I have cloned the repo weeks ago, but still can't get some time to test it. It seems promising though.

@SthPhoenix What is your preferred metrics for glintr100 threshold according to your experience ?

and the paper said yolo5 landmarks better than the retinaFace so is it means producing better accuracy ? paper

finally what is your practical preference for arcface or cosface ? or distance make you satisfied

I'm using (1. + np.dot(A, B)) / 2. as similarity metric, which gives score in 0.0-1.0 range.
From my experience scores above 0.8 are exact matches.
0.78-0.8 might contain false positive, though for really similar people and quite rarely.
0.75-0.78 contains more false positives though still rarely.
Everything below 0.75 could contain many false positives.

Also take note that true positives might be anywhere in range 0.6-1.0, poor image quality or side images may greatly decrease score, as well as comparing lot of poor images might give you lots of false positives with high scores.

@SthPhoenix so you are using similarity metric instead of distance ?

Yes, I found it more human readable and convenient for display.

@SthPhoenix
I am testing lfw for glintr100.onx. as you know many small images.
Is there any way to index as batches to increase speed. ? GPU utilization not more than %15 .

You can tweak batch sizes in deploy_trt.sh.
Also you can set multiple workers, though you should tweak your lfw code to support multithreading.

@SthPhoenix

Funny thing that genderModel says Queen_Elizabeth_II is Male :)

have you tested ?

0
1
2
3
4

I always knew she has some secrets )
I'm not using gender age detection anywhere, this model was added just for compatibility with original lib. In my tests it shown bad accuracy too.

Have you tested IR-152 ? Looks better than the IR-50

Could you please provide link to the model you are talking about?

I've downloaded it, but still some more info is needed ) What dataset was used for training? Are there any performance metrics available?
I haven't seen any info about ir-152 based models in deepinsight repo.

@SthPhoenix is this one or glint100 is better according to your field practice

@MyraBaba unfortunately I can't check your model in near future, but just from benchmarks perspective they seems to be pretty the same.
Though I must admit that for later models it seems that classical LFW, CFP, AgeDB, etc. benchmarks may be not enough representative.
Also in many use cases slight accuracy gains may be neglected by slower inference of IR-152 backbone.

BTW, I have tested yolov5-face models, it seems they give a bit better landmarks in hard cases, though I haven't performed any speed tests yet.
I think if I'll be able to run those models at speeds comparable with at least RetinaFace, I'll add them to this repo.

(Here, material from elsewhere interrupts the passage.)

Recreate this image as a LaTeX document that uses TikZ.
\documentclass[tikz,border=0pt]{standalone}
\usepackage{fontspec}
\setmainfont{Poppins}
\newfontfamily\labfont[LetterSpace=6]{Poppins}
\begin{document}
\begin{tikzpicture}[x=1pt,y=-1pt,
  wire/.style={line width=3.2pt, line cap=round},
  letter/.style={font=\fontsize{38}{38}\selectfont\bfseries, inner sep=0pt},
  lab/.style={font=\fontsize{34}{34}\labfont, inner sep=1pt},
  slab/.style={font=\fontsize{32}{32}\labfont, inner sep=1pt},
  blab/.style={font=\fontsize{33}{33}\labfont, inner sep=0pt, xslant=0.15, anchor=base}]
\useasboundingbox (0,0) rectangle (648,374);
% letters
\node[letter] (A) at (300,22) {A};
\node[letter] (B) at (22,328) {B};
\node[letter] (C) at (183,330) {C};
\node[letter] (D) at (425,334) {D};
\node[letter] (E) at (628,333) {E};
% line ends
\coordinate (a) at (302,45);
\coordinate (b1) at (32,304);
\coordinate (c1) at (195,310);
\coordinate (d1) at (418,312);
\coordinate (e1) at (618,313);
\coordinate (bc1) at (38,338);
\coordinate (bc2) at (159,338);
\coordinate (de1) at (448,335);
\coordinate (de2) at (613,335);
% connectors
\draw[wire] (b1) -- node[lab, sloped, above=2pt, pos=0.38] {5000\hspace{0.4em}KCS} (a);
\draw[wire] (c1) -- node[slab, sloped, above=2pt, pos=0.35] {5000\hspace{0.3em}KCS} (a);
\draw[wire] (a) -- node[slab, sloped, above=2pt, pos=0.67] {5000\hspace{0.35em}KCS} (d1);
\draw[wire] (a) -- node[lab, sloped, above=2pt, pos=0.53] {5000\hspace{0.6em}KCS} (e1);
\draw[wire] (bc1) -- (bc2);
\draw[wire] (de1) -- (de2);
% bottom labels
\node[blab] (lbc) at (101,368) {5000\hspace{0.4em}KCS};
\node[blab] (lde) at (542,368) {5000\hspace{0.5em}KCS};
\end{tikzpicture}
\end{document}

@MyraBaba , I have added support for yolov5-facemodels, you can check it )

looking now :) @SthPhoenix

Did you convert to onnx ? I didn’t se the model where is it :)

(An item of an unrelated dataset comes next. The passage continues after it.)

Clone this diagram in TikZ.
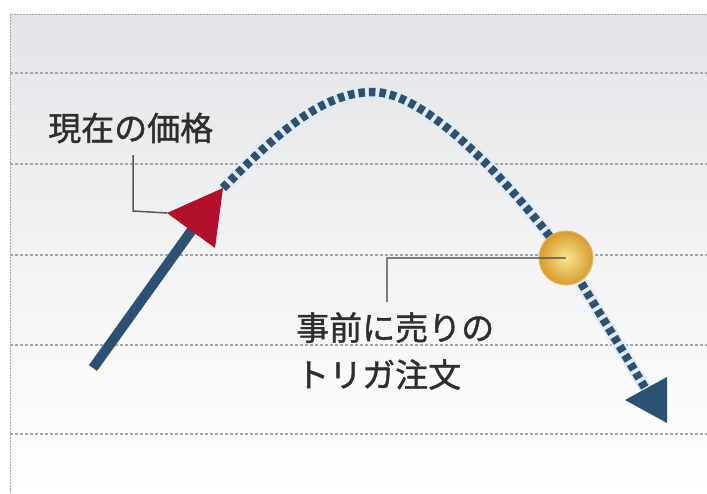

It's covered to onnx and will be automatically downloaded when you switch detector to, for example, yolov5s-face in deploy-trt.sh

@SthPhoenix
I am trying to add mqt an option for your project. Still on it.

Meanwhile I would love to hear your experience regarding to realtime face recognition from video feed .
detection faces 25/fps means 25 faces every second for one person. If there is 3 person it means 3x25 = 75 faces per second has to be feature extracted and search through db. But there is 3 person.

what would be the best performant solution to lower faces number to send to recognition server for process ?

lowering fps could cause the miss the desired face chip or on the detection process using the low feature (12) to understan if the still same person and not to send to recognition server ?

What would be your suggestion ? Consider there will be 10 camera and a lot of faces coming { ie : 3 person per camera and 25 fps = 750 faces per second to hand } . Meanwhile recognition server re-detect face for better alignment .

Would love to hear your opinion and suggestion

Hi! I have no much experience in such scenario, as I have noted somewhere else you could try combining detection\feature extraction with some kind of tracker algo, like FastMOT. Also if you scenario expects people entering room\building it might be good idea to limit face size and\or tune detection area to exclude unwanted by-passers in background.

PS: Wow, this question was posted on Jun 11, totally missed it.